Il y meurt le 9 juillet, âgé de 42 ans.

 
Le décès est retranscrit à Moyenneville en septembre.
Veuve, Marie Angadrème reste au village avec les deux fils, qui deviennent manouvriers (recensement de 1841). Elle ne se remariera pas.
François Frédéric quitte la maison dans les années 1840, sans doute pour la ville (il mourra jardinier à Clermont en 1883, apparemment célibataire).

Lors du recensement de 1846, il ne reste plus à Moyenneville que la mère et Louis Joseph Théodore, devenu cordonnier.
En 1851, les adresses sont plus précises : leur domicile est situé au "3 rue de Beaupuits" (la route qui part vers le sud-ouest en direction de Grandvillers-aux-Bois).

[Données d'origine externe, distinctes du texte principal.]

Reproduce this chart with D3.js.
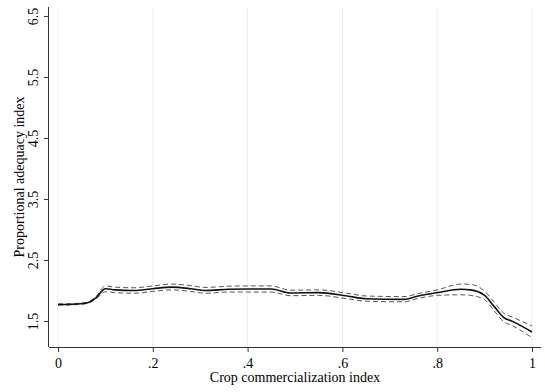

Marie Angadrème Dupont veuve Rédivone meurt à Moyenneville le 25 septembre 1855.
Louis Joseph Théodore a 27 ans. Quitte-t-il le village ? Se marie-t-il ?
Un "Laurent Redivone" se mariera quelque part, selon un registre de publication des bans conservé en Eure-et-Loir. Est-ce son fils ? A-t-il une descendance ? Dès la fin du XIXe siècle, le nom semble avoir totalement disparu.